Is the claim by California assembly member Carl DeMaio that the proposed mileage tax in California would cost a family with two cars close to $4200 each year factual?
Executive summary
The headline claim that "a typical two‑car family would pay more than $4,200 a year" under the proposed California mileage tax traces to Assemblymember Carl DeMaio and allied advocacy, but the number is not a neutral, independently verified projection in the reporting provided and rests on stacking the highest per‑driver estimates with existing taxes and assuming worst‑case scenarios (DeMaio’s statements and campaign materials make the $4,200 assertion) [1] [2] [3].
1. Where the $4,200 figure comes from — political messaging, not a legislative cost table
The $4,200 number appears repeatedly in DeMaio’s public comments and on Reform California materials asserting that “when you add the new mileage tax to the existing gas tax and car tax, the typical two‑car family will end up paying more than $4,200 in taxes a year” [1] [3], and local TV reporting quotes DeMaio making the same claim [2]. Those sources are explicitly oppositional and framed as advocacy against AB 1421 and local mileage pilots [3] [4].
2. What independent reporting and technical materials say about likely per‑driver costs
More measured coverage and technical pages show much smaller per‑driver cost ranges: DeMaio himself has also been quoted giving per‑driver estimates of roughly $600–$900 per year assuming 15,000 miles [5] [6], while local TV cited his estimate of $900–$1,200 per year for the average Californian under a road‑charge system [7]. The official California road charge materials describe the policy as an alternative mechanism to the gas tax — potentially a replacement rather than necessarily an addition — and do not present a statewide $4,200 family figure in the materials provided [8].
3. Key variables that make the $4,200 claim a stretch in most scenarios
Whether a two‑car household reaches $4,200 depends on stacking assumptions: the per‑mile charge level (DeMaio’s cited ranges vary from roughly 4–9 cents per mile in different venues) [1] [6], whether the mileage fee would be charged in addition to existing gas and vehicle taxes (some pilots and analyses discussed it as an addition, which opponents highlighted) [9], miles driven per vehicle, and whether the road charge replaces or supplements fuel taxes [8] [10]. Using the higher per‑driver figures quoted ($900–$1,200), two drivers would pay about $1,800–$2,400 — materially less than $4,200 — unless additional taxes or unusually high per‑mile rates are assumed [7] [5].
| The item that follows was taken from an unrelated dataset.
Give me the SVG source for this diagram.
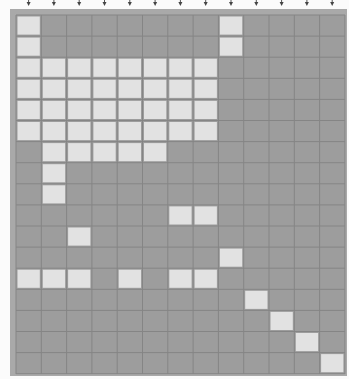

4. What AB 1421 actually does and why that matters for cost claims
AB 1421, as reported, extends the Road Usage Charge Technical Advisory Committee to research and recommend options rather than immediately imposing a statewide mileage tax; critics and supporters framed the bill differently, with Republicans opposing and proponents characterizing it as study and planning work [2] [10]. That means blanket cost declarations like $4,200 are predictive political claims rather than statutory arithmetic derived from enacted law in the sources available [2] [10].
5. Competing narratives and the analytic gap
Opponents (including DeMaio and Reform California) present worst‑case additive math to energize voters and candidates [3] [4], while some analysts and advocates argue a road charge should or could replace fuel taxes to avoid double taxation — a technical design choice highlighted by California road‑charge materials and transportation experts [8] [9]. The sources provided do not include an independent statewide fiscal projection that documents a typical two‑car family paying roughly $4,200 per year under a specific, final policy design; therefore the $4,200 claim remains an unverified advocacy figure in the reporting at hand [1] [3] [2].
Bottom line
The claim that a two‑car family would pay “close to $4,200 each year” is traceable to Carl DeMaio and allied advocacy and relies on stacking high per‑mile estimates with existing taxes, but the more conservative per‑driver figures reported ($600–$1,200) imply much lower two‑car totals in typical scenarios; the reporting provided contains no independent calculation or enacted policy that confirms a $4,200‑per‑year reality [1] [5] [7] [8] [2].